A Lee's Summit neighborhood successfully opposed a planned housing development after the city council voted 8-1 against the proposal at Tuesday night's council meeting.

What's next for $220 million development after opposition from neighbors?

Even with the council's decision, the developer said they're exploring ways to build the project .

Just outside the Kensington Farms neighborhood near County Line and Ward roads are signs promoting single-family and maintenance-provided homes.

Kensington Farms

The proposed expansion of the neighborhood, called Pathways at Kensington Farms, included rental townhouses among single-family homes and a 55-plus community.

Current residents of the neighborhood said they're against developers building rental properties, saying that's not what they were promised.

"They can't be rentals," Laurie Ward said. "We can't have a big swath of rentals out here."

Laurie Ward
Laurie Ward

Ward lives in the Kensington Farms neighborhood and led a petition to stop the development.

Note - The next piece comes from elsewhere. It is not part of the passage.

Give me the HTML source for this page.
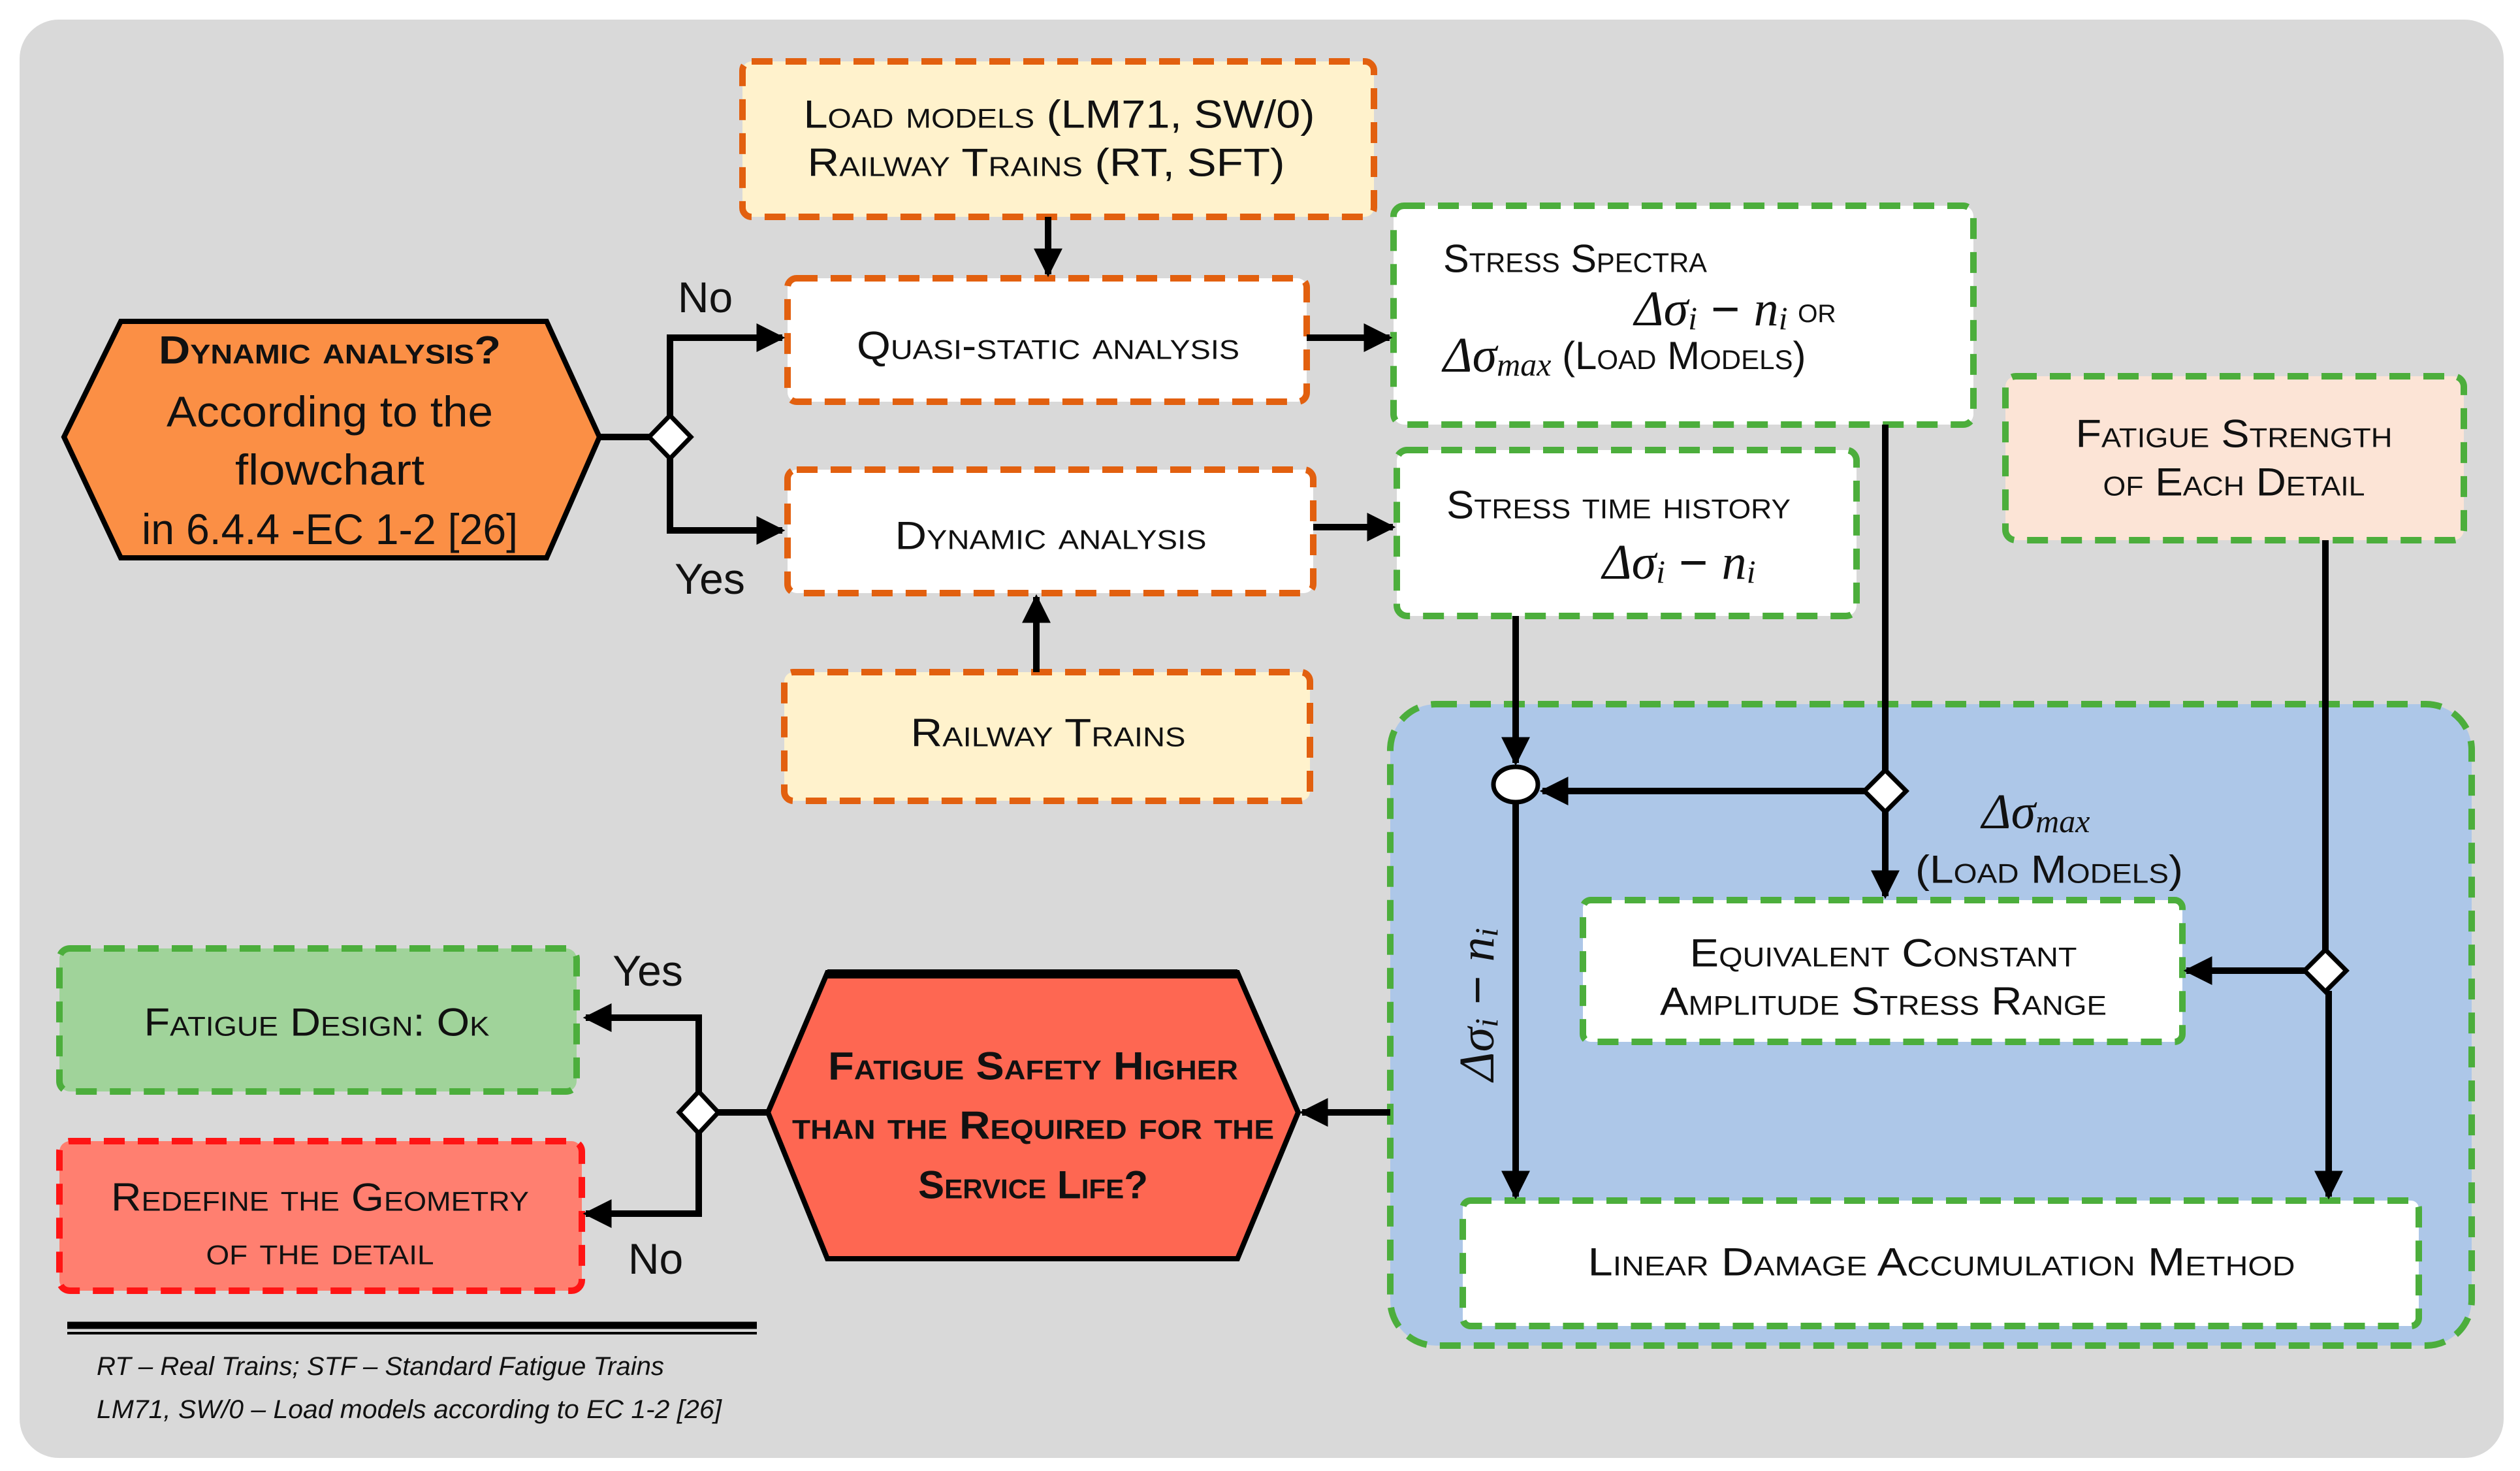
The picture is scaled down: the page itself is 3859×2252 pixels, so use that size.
<!DOCTYPE html>
<html><head><meta charset="utf-8"><style>
html,body{margin:0;padding:0;background:#fff}
svg{display:block}
text{font-family:"Liberation Sans",sans-serif;fill:#111}
.sc{font-variant:small-caps}
.m{font-family:"Liberation Serif",serif;font-style:italic}
</style></head><body>
<svg width="3859" height="2252" viewBox="0 0 3859 2252" xmlns="http://www.w3.org/2000/svg">
<defs>
<marker id="a" viewBox="0 0 10 10" refX="9" refY="5" markerWidth="4.4" markerHeight="4.4" markerUnits="strokeWidth" orient="auto"><path d="M0,0 L10,5 L0,10 z" fill="#000"/></marker>
</defs>
<rect x="30" y="30" width="3804" height="2202" rx="60" fill="#d9d9d9"/>

<rect x="2129" y="1078" width="1656" height="982" rx="70" fill="#adc7e8" stroke="#4cae3c" stroke-width="10" stroke-dasharray="32 20"/>

<g stroke="#e2600f" stroke-width="10" stroke-dasharray="32 20">
<rect x="1137" y="94" width="967" height="238" rx="14" fill="#fff2cc"/>
<rect x="1206" y="426" width="795" height="189" rx="14" fill="#fff"/>
<rect x="1206" y="719" width="805" height="189" rx="14" fill="#fff"/>
<rect x="1201" y="1029" width="805" height="197" rx="14" fill="#fff2cc"/>
</g>
<g stroke="#4cae3c" stroke-width="10" stroke-dasharray="32 20">
<rect x="2134" y="315" width="888" height="335" rx="16" fill="#fff"/>
<rect x="2139" y="689" width="704" height="254" rx="16" fill="#fff"/>
<rect x="3071" y="576" width="702" height="251" rx="16" fill="#fce4d6"/>
<rect x="2424" y="1378" width="918" height="217" rx="12" fill="#fff"/>
<rect x="2240" y="1838" width="1464" height="192" rx="12" fill="#fff"/>
<rect x="91" y="1452" width="792" height="219" rx="16" fill="#a0d39a"/>
</g>
<rect x="91" y="1747" width="800" height="229" rx="16" fill="#ff7f70" stroke="#ff1414" stroke-width="10" stroke-dasharray="32 20"/>

<polygon points="98,669 185,492 837,492 918,669 837,854 185,854" fill="#fb8f45" stroke="#000" stroke-width="8"/>
<polygon points="1176,1703 1267,1489 1895,1489 1988,1703 1895,1927 1267,1927" fill="#fe6752" stroke="#000" stroke-width="8"/>
<line x1="1267" y1="1491" x2="1895" y2="1491" stroke="#000" stroke-width="14"/>

<g stroke="#000" stroke-width="10" fill="none">
<line x1="918" y1="669" x2="1000" y2="669"/>
<polyline points="1026,640 1026,517 1198,517" marker-end="url(#a)"/>
<polyline points="1026,698 1026,812 1198,812" marker-end="url(#a)"/>
<line x1="1605" y1="332" x2="1605" y2="420" marker-end="url(#a)"/>
<line x1="1587" y1="1029" x2="1587" y2="914" marker-end="url(#a)"/>
<line x1="2001" y1="517" x2="2128" y2="517" marker-end="url(#a)"/>
<line x1="2011" y1="807" x2="2133" y2="807" marker-end="url(#a)"/>
<line x1="2321" y1="943" x2="2321" y2="1168" marker-end="url(#a)"/>
<line x1="2887" y1="650" x2="2887" y2="1180"/>
<line x1="2855" y1="1211" x2="2362" y2="1211" marker-end="url(#a)"/>
<line x1="2887" y1="1242" x2="2887" y2="1372" marker-end="url(#a)"/>
<line x1="2321" y1="1228" x2="2321" y2="1832" marker-end="url(#a)"/>
<line x1="3561" y1="827" x2="3561" y2="1455"/>
<line x1="3530" y1="1486" x2="3348" y2="1486" marker-end="url(#a)"/>
<line x1="3566" y1="1517" x2="3566" y2="1832" marker-end="url(#a)"/>
<line x1="2129" y1="1703" x2="1994" y2="1703" marker-end="url(#a)"/>
<line x1="1176" y1="1703" x2="1100" y2="1703"/>
<polyline points="1070,1672 1070,1558 897,1558" marker-end="url(#a)"/>
<polyline points="1070,1734 1070,1858 897,1858" marker-end="url(#a)"/>
</g>
<g fill="#fff" stroke="#000" stroke-width="7">
<polygon points="1026,636 1058,669 1026,702 994,669"/>
<polygon points="2887,1179 2919,1211 2887,1243 2855,1211"/>
<polygon points="3561,1454 3593,1486 3561,1518 3529,1486"/>
<polygon points="1070,1671 1100,1703 1070,1735 1040,1703"/>
<ellipse cx="2321" cy="1201" rx="34" ry="27"/>
</g>

<line x1="103" y1="2029" x2="1159" y2="2029" stroke="#000" stroke-width="11"/>
<line x1="103" y1="2041" x2="1159" y2="2041" stroke="#000" stroke-width="4"/>

<g font-size="60" text-anchor="middle" dominant-baseline="central">
<text class="sc" x="1622" y="175" textLength="783" lengthAdjust="spacingAndGlyphs">Load models (LM71, SW/0)</text>
<text class="sc" x="1602" y="249" textLength="731" lengthAdjust="spacingAndGlyphs">Railway Trains (RT, SFT)</text>
<text class="sc" x="1605" y="529" textLength="586" lengthAdjust="spacingAndGlyphs">Quasi-static analysis</text>
<text class="sc" x="1609" y="820" textLength="477" lengthAdjust="spacingAndGlyphs">Dynamic analysis</text>
<text class="sc" x="1605" y="1122" textLength="421" lengthAdjust="spacingAndGlyphs">Railway Trains</text>
<text class="sc" x="505" y="536" font-weight="bold" textLength="524" lengthAdjust="spacingAndGlyphs">Dynamic analysis?</text>
<text x="505" y="630" font-size="66" textLength="500" lengthAdjust="spacingAndGlyphs">According to the</text>
<text x="505" y="719" font-size="66" textLength="290" lengthAdjust="spacingAndGlyphs">flowchart</text>
<text x="505" y="810" font-size="66" textLength="576" lengthAdjust="spacingAndGlyphs">in 6.4.4 -EC 1-2 [26]</text>
<text x="1080" y="455" font-size="66">No</text>
<text x="1087" y="886" font-size="66">Yes</text>
<text class="sc" x="3421" y="664" textLength="485" lengthAdjust="spacingAndGlyphs">Fatigue Strength</text>
<text class="sc" x="3421" y="738" textLength="401" lengthAdjust="spacingAndGlyphs">of Each Detail</text>
<text class="sc" x="2884" y="1459" textLength="593" lengthAdjust="spacingAndGlyphs">Equivalent Constant</text>
<text class="sc" x="2884" y="1533" textLength="684" lengthAdjust="spacingAndGlyphs">Amplitude  Stress Range</text>
<text class="sc" x="2973" y="1932" textLength="1083" lengthAdjust="spacingAndGlyphs">Linear Damage Accumulation Method</text>
<text class="sc" x="485" y="1565" textLength="529" lengthAdjust="spacingAndGlyphs">Fatigue Design: Ok</text>
<text class="sc" x="490" y="1833" textLength="640" lengthAdjust="spacingAndGlyphs">Redefine the Geometry</text>
<text class="sc" x="490" y="1915" textLength="349" lengthAdjust="spacingAndGlyphs">of the detail</text>
<text class="sc" x="1582" y="1632" font-weight="bold" textLength="628" lengthAdjust="spacingAndGlyphs">Fatigue Safety Higher</text>
<text class="sc" x="1582" y="1723" font-weight="bold" textLength="738" lengthAdjust="spacingAndGlyphs">than the Required for the</text>
<text class="sc" x="1582" y="1814" font-weight="bold" textLength="352" lengthAdjust="spacingAndGlyphs">Service Life?</text>
<text x="992" y="1486" font-size="66">Yes</text>
<text x="1004" y="1927" font-size="66">No</text>
<text class="sc" x="3138" y="1331" textLength="410" lengthAdjust="spacingAndGlyphs">(Load Models)</text>
</g>
<g font-size="60" dominant-baseline="central">
<text class="sc" x="2210" y="396" textLength="404" lengthAdjust="spacingAndGlyphs">Stress Spectra</text>
<text x="2503" y="473" font-size="76"><tspan class="m">Δσ</tspan><tspan class="m" font-size="50" dy="14">i</tspan><tspan dy="-14"> − </tspan><tspan class="m">n</tspan><tspan class="m" font-size="50" dy="14">i</tspan><tspan dy="-14" font-size="56" class="sc">   or</tspan></text>
<text x="2210" y="544" font-size="76"><tspan class="m">Δσ</tspan><tspan class="m" font-size="50" dy="14">max</tspan><tspan dy="-14" class="sc" font-size="60"> (Load Models)</tspan></text>
<text class="sc" x="2215" y="773" textLength="527" lengthAdjust="spacingAndGlyphs">Stress time history</text>
<text x="2454" y="861" font-size="76"><tspan class="m">Δσ</tspan><tspan class="m" font-size="50" dy="14">i</tspan><tspan dy="-14"> − </tspan><tspan class="m">n</tspan><tspan class="m" font-size="50" dy="14">i</tspan></text>
<text x="3035" y="1243" font-size="76"><tspan class="m">Δσ</tspan><tspan class="m" font-size="50" dy="14">max</tspan></text>
<text x="0" y="0" font-size="76" transform="translate(2262,1655) rotate(-90)"><tspan class="m">Δσ</tspan><tspan class="m" font-size="50" dy="14">i</tspan><tspan dy="-14"> − </tspan><tspan class="m">n</tspan><tspan class="m" font-size="50" dy="14">i</tspan></text>
<text x="148" y="2092" font-size="40" font-style="italic" textLength="869" lengthAdjust="spacingAndGlyphs">RT – Real Trains; STF – Standard Fatigue Trains</text>
<text x="148" y="2158" font-size="40" font-style="italic" textLength="957" lengthAdjust="spacingAndGlyphs">LM71, SW/0 – Load models according to EC 1-2 [26]</text>
</g>
</svg>
</body></html>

Ward said a single page quickly ended up as a four-and-a-half page opposition packet.

"We’re not opposed to development, but we would love to have more stuff out here (Lee's Summit), but not out there (near her neighborhood)," said Ward.

Pathways at Kensington Farms
Pathways at Kensington Farms

The developer, Petra, is picking up a 20-year-old project and wants to finish what was started.

Ward said the opposition to rentals runs deeper than just preferences on housing types as she showed a sign from her neighbors yard that read, "We know kindness. Thank you good neighbors."

"This was the point.," Ward said. "This is what single-family homes get you. It gets you relationships and closeness," Ward said.

Tyler Burks, the developer behind the project, said he's not giving up despite the council's rejection.

Tyler Burks
Tyler Burks

"You don't have success in your business if you just give up on something the first time it gets turned down," Burks said.

Burks said he believes the community didn't fully understand his proposal. He said the build out would be around $220 million.

He estimated the yearly taxes from the development would be around $2 million.

Burks said he wants to better understand the neighborhood's concerns.

"First and foremost, I really want to understand on a deeper level their actual opposition, right? Cause right now, it’s perception, thoughts and emotions that come out,' he said. "But I really want to get to the root of that before I really start making changes," Burks said.

The city council gave Burks 60 days to submit a new proposal.